Darryl Muse has departed. Perhaps the next Valdosta Utilities Director will do something about that Wainwright Drive manhole.

I have sent the City of Valdosta an open records request for their current list of manholes to be rehabilitated, which they are required to have by the 2020 GA-EPD Consent Order.

MC

“That’s a pretty heavy lid to get knocked silly. City of Valdosta; please repair and upgrade the sewage system at Wainwright. It’s smart to start at the weakest links…”” wrote Scotti Jay.

[Manhole ajar]
Manhole ajar

OMB

[Downstream Onemile Branch and Wainwright Drive bridge]
Downstream Onemile Branch and Wainwright Drive bridge

US

[Upstream from bridge]
Upstream from bridge

FH

“But local government pays for this fire hydrant on a vacant lot. Less than 20 yards from the damaged Wainwright manhole…. Actually it was contracted to Radney Plumbing.” said Scotti Jay.

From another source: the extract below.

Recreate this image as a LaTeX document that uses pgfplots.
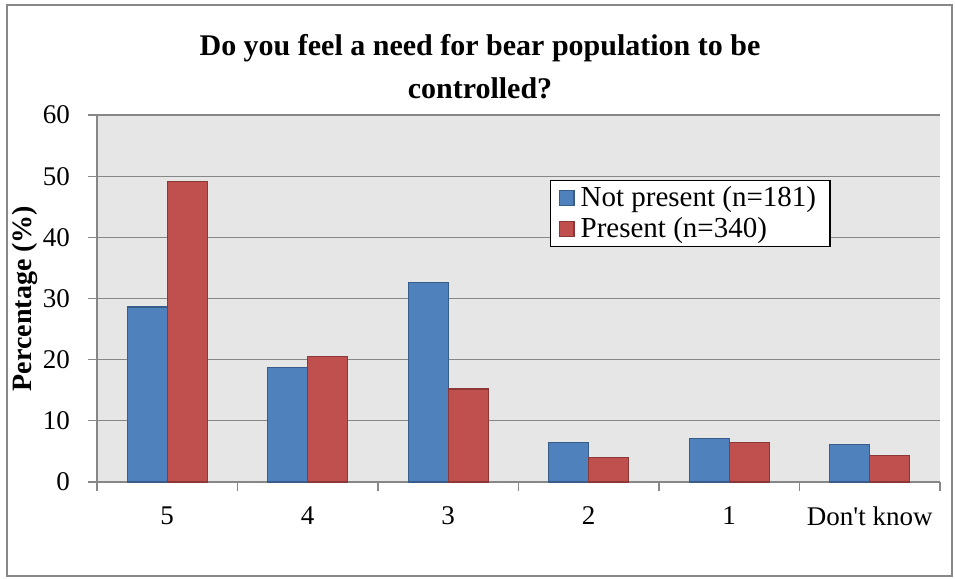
\documentclass[border=0pt]{standalone}
\usepackage{pgfplots}
\pgfplotsset{compat=1.18}
\usepackage{fontspec}
\setmainfont{Liberation Serif}
\definecolor{bgGray}{HTML}{E6E6E6}
\definecolor{gridGray}{HTML}{878787}
\definecolor{blueFill}{HTML}{4F81BD}
\definecolor{blueEdge}{HTML}{385D8A}
\definecolor{redFill}{HTML}{C0504D}
\definecolor{redEdge}{HTML}{8C3836}
\definecolor{frameGray}{HTML}{888888}
\begin{document}
\begin{tikzpicture}[x=1pt,y=1pt]
\path[use as bounding box] (-48.5,-48.5) rectangle (429,241);
\draw[frameGray, line width=0.75pt] (-45,-47) rectangle (427.5,238.5);
\node[align=center, font=\fontsize{15}{21.5}\selectfont\bfseries] at (191.5,207.75) {Do you feel a need for bear population to be\\controlled?};
\begin{axis}[
  at={(0,0)}, anchor=south west,
  width=421.5pt, height=183.5pt, scale only axis,
  xmin=-0.5, xmax=5.5, ymin=0, ymax=60,
  ytick={0,10,20,30,40,50,60},
  xtick={-0.5,0.5,1.5,2.5,3.5,4.5,5.5},
  xticklabels={5,4,3,2,1,Don\textquotesingle t know},
  x tick label as interval,
  ymajorgrids,
  grid style={gridGray, line width=0.6pt},
  axis background/.style={fill=bgGray},
  axis x line=bottom, axis y line=left,
  axis line style={-, gridGray, line width=0.6pt},
  tick style={gridGray, line width=0.6pt},
  tick align=outside,
  major tick length=4.5pt,
  /pgf/number format/assume math mode=true,
  tick label style={font=\fontsize{13.5}{16}\selectfont},
  xticklabel style={yshift=-4.5pt},
  yticklabel style={xshift=-5.5pt},
  ylabel={\textbf{Percentage (\%)}},
  ylabel style={at={(axis description cs:-0.086,0.5)}, anchor=center, font=\fontsize{14}{16.8}\selectfont},
  ybar=0pt, bar width=20pt,
  legend style={at={(axis description cs:0.5374,0.8229)}, anchor=north west,
    draw=black, line width=0.6pt, fill=white, font=\fontsize{14.5}{16}\selectfont,
    inner xsep=4pt, inner ysep=1pt, row sep=0pt,
    nodes={inner xsep=3pt}},
  legend cell align=left,
  legend image code/.code={\draw[#1, line width=0.6pt] (0pt,-3.7pt) rectangle (7.4pt,3.7pt);},
]
\addplot[fill=blueFill, draw=blueEdge, line width=0.6pt] coordinates {(0,28.6) (1,18.7) (2,32.6) (3,6.5) (4,7.1) (5,6.1)};
\addplot[fill=redFill, draw=redEdge, line width=0.6pt] coordinates {(0,49.1) (1,20.5) (2,15.2) (3,4.0) (4,6.4) (5,4.3)};
\legend{Not present (n=181), Present (n=340)}
\end{axis}
\end{tikzpicture}
\end{document}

[Fire hydrant and equipment]
Fire hydrant and equipment

The land clearing north of Onemile Branch downstream of the Wainwright Drive bridge is on private property. It seems quite likely that construction debris washed off that site into Onemile Branch, which runs into Sugar Creek, then the Withlacoochee River, alongside Madison County, and on to the Suwannee River and the Gulf. That private property, ironically, is owned by someone from Madison, Florida. I wonder if that owner knows they may be polluting their own county of residence? And I wonder if the City of Valdosta has done any enforcement of its own construction codes.

It’s great that Valdosta has finished the catch basin at the entrance to its Withlacoochee Wastewater Treatment Plant (WWTP). Given that it was half full after Elsa, the catch basin probably prevented another WWTP spill.

But the catch basin does nothing to stop manhole spills like this one at Wainwright Drive on Onemile Branch. It’s about time for Valdosta to stop that one.